The question of where the visual arts should sit in a national classification scheme was one of the matters considered by the recent Senate Inquiry into the National Film and Literature Classification Scheme.
Currently, though, artworks are not required to be classified as a matter of course - the Classification Board can call in artworks, especially in response to a complaint or alternatively artists can choose to seek classification themselves if they wish to be clear about their legal status.
It is self evident that the large proportion of artworks is highly unlikely to cause any ripples of discontent. However, there are artists who intend that their work should be challenging and the catalyst for introspection or indeed public discourse. In such cases it is usual that the art industry itself will exercise its judgement in providing warning signs for public exhibitions. The digital environment presents new challenges, and online tools for parents to exercise restraint are warranted.
Freedom of expression is a right hotly defended in liberal democratic societies though Australia is the only one where this is not enshrined in law. Most in the arts sector would take the position that only work that is illegal should be unavailable to consenting adults. For children it is accepted that forms of protection may need to be applied in relation to certain subject matter, especially sex and violence. It is worth noting that almost never has an artist been prosecuted for any offences in relation to their artwork.

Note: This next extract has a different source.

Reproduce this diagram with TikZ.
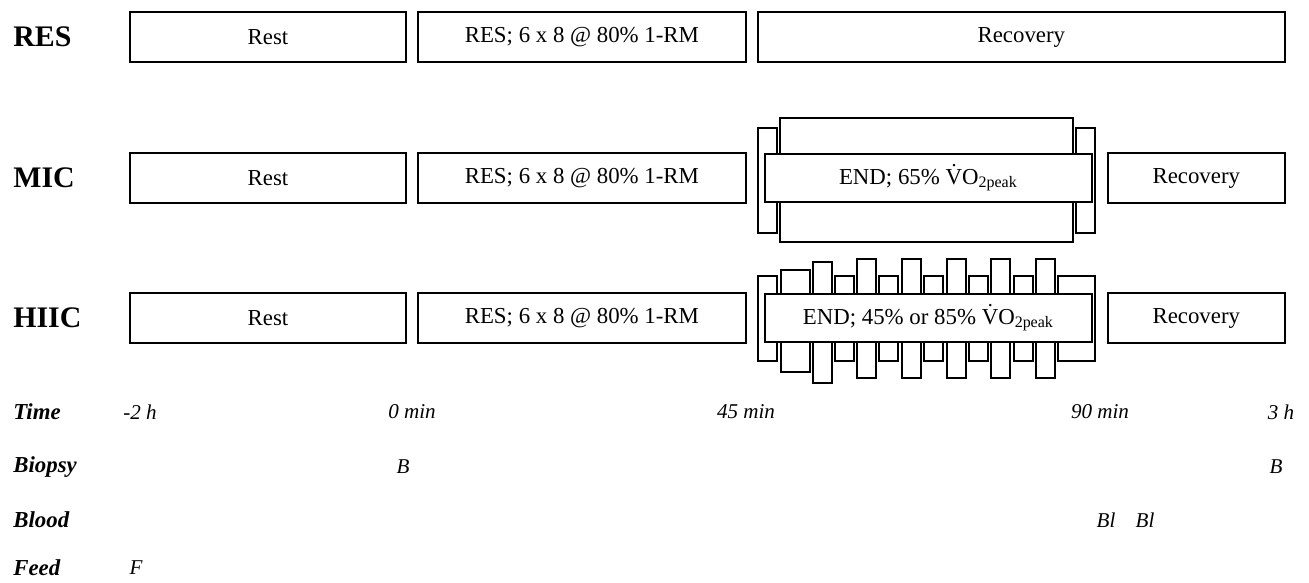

In Australia, decisions about classification are guided by four key principles in the National Classification Code: that adults should be able to read, hear and see what they want; minors should be protected from material likely to harm or disturb them; everyone should be protected from exposure to unsolicited material that they find offensive; and the need to take account of community concerns both about depictions that condone or incite violence, particularly sexual violence and also the portrayal of persons in a demeaning manner.
While these principles seem to stand up well to the scrutiny of the Senate Inquiry, it has made a number of recommendations.

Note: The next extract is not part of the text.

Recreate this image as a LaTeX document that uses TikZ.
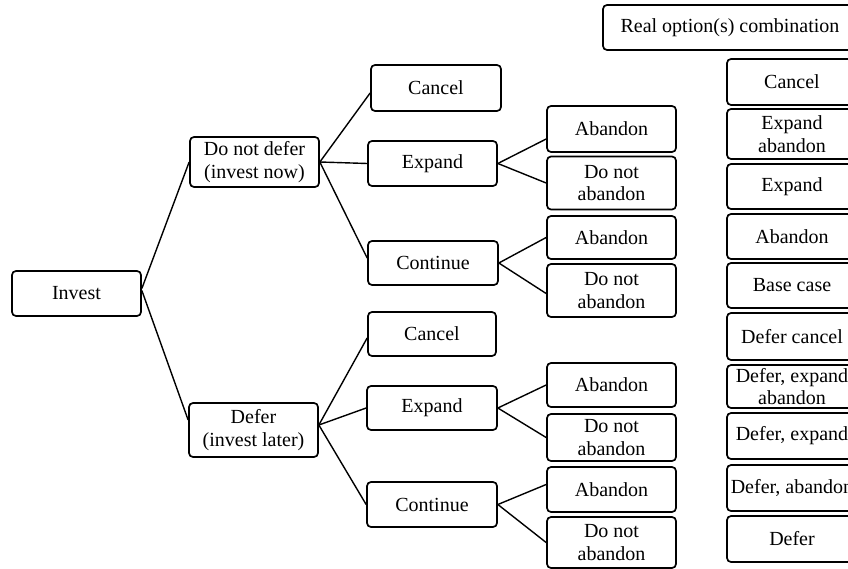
\documentclass[tikz,border=0pt]{standalone}
\usepackage{fontspec}
\setmainfont{Liberation Serif}
\begin{document}
\begin{tikzpicture}[x=1pt,y=-1pt,
  box/.style={draw, line width=1.7pt, rounded corners=4pt, inner sep=0pt, align=center,
    font=\fontsize{20}{22.5}\selectfont},
  conn/.style={line width=1.4pt}]
\useasboundingbox (0,0) rectangle (848,569);
% level 0-1
\node[box, minimum width=129, minimum height=45] (invest) at (76.5,293.5) {Invest};
\node[box, minimum width=129, minimum height=50] (dnd) at (254.5,162) {Do not defer\\(invest now)};
\node[box, minimum width=129, minimum height=54] (defer) at (253.5,430) {Defer\\(invest later)};
% level 2
\node[box, minimum width=130, minimum height=46] (cancelA) at (436,88) {Cancel};
\node[box, minimum width=129, minimum height=45] (expandA) at (432.5,163.5) {Expand};
\node[box, minimum width=130, minimum height=44] (contA) at (433,263) {Continue};
\node[box, minimum width=128, minimum height=44] (cancelB) at (432,334) {Cancel};
\node[box, minimum width=130, minimum height=44] (expandB) at (432,408) {Expand};
\node[box, minimum width=130, minimum height=45] (contB) at (432,504.5) {Continue};
% leaves
\node[box, minimum width=129, minimum height=46] (abA) at (611.5,129) {Abandon};
\node[box, minimum width=129, minimum height=53] (dnaA) at (611.5,183) {Do not\\abandon};
\node[box, minimum width=129, minimum height=43] (abB) at (611.5,237.5) {Abandon};
\node[box, minimum width=129, minimum height=53] (dnaB) at (611.5,290.5) {Do not\\abandon};
\node[box, minimum width=129, minimum height=44] (abC) at (611.5,385) {Abandon};
\node[box, minimum width=129, minimum height=47] (dnaC) at (611.5,437.5) {Do not\\abandon};
\node[box, minimum width=129, minimum height=45] (abD) at (611.5,489.5) {Abandon};
\node[box, minimum width=129, minimum height=51] (dnaD) at (611.5,542.5) {Do not\\abandon};
% right column
\node[box, minimum width=254, minimum height=45] (title) at (730,27.5) {Real option(s) combination};
\node[box, minimum width=130, minimum height=46] (r1) at (792,82) {Cancel};
\node[box, minimum width=130, minimum height=50] (r2) at (792,134) {Expand\\abandon};
\node[box, minimum width=130, minimum height=45] (r3) at (792,186.5) {Expand};
\node[box, minimum width=130, minimum height=45] (r4) at (792,236.5) {Abandon};
\node[box, minimum width=130, minimum height=45] (r5) at (792,285.5) {Base case};
\node[box, minimum width=130, minimum height=47] (r6) at (792,336.5) {Defer cancel};
\node[box, minimum width=130, minimum height=43] (r7) at (792,386.5) {Defer, expand\\abandon};
\node[box, minimum width=130, minimum height=46] (r8) at (792,436) {Defer, expand};
\node[box, minimum width=130, minimum height=46] (r9) at (792,488) {Defer, abandon};
\node[box, minimum width=130, minimum height=46] (r10) at (792,539) {Defer};
% connectors
\draw[conn] ([yshift=5pt]invest.east) -- (dnd.west);
\draw[conn] ([yshift=3pt]invest.east) -- ([yshift=10pt]defer.west);
\draw[conn] (dnd.east) -- ([yshift=-5pt]cancelA.west);
\draw[conn] (dnd.east) -- (expandA.west);
\draw[conn] (dnd.east) -- ([yshift=5pt]contA.west);
\draw[conn] ([yshift=5pt]defer.east) -- ([yshift=-4pt]cancelB.west);
\draw[conn] ([yshift=5pt]defer.east) -- (expandB.west);
\draw[conn] ([yshift=5pt]defer.east) -- (contB.west);
\draw[conn] (expandA.east) -- ([yshift=-10pt]abA.west);
\draw[conn] (expandA.east) -- (dnaA.west);
\draw[conn] (contA.east) -- (abB.west);
\draw[conn] (contA.east) -- ([yshift=-3pt]dnaB.west);
\draw[conn] (expandB.east) -- (abC.west);
\draw[conn] (expandB.east) -- (dnaC.west);
\draw[conn] (contB.east) -- ([yshift=5pt]abD.west);
\draw[conn] (contB.east) -- (dnaD.west);
\end{tikzpicture}
\end{document}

There is the general proposition that “to the extent possible, the National Classification Scheme should apply equally to all content, regardless of the medium of delivery”. While this is open to interpretation, it may have implications for artworks. In addition, there are two specific recommendations that: “the classification of artworks should be exempt from application fees” (because this comes at considerable cost both in time and money); and “the Australian Government should pursue with relevant states the removal of the artistic merit defence for the offence …of child pornography”.

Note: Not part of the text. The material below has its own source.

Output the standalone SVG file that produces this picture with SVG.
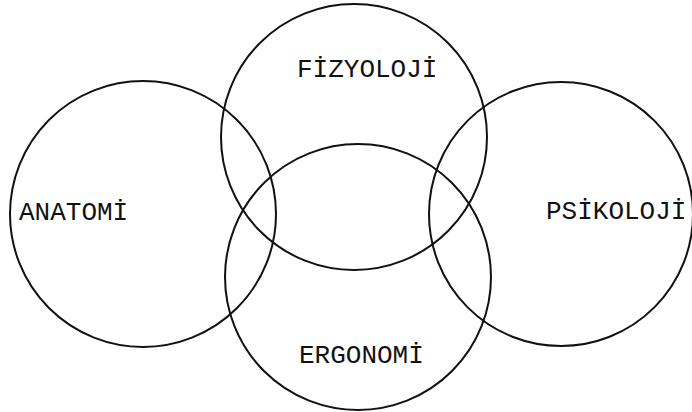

In law it has been recognised that work produced for scientific, artistic or educational purposes is understood to have a special intention and therefore the law allows for certain lines of investigation to legitimately be undertaken. Any change to this principle needs to be examined with a high degree of caution least we start gagging valuable forms of satire, parody and social, philosophical or ethical inquiry.
Before any decisions are taken, it would seem wise to wait for the second line of inquiry being conducted at the Federal Government’s behest by the Australian Law Reform Commission. Due to deliver its report in January 2012, it is likely that this will produce a much more rigorous set of findings, given that it is an independent body comprised of a team of legal experts and will consult far more widely than the Senate Inquiry.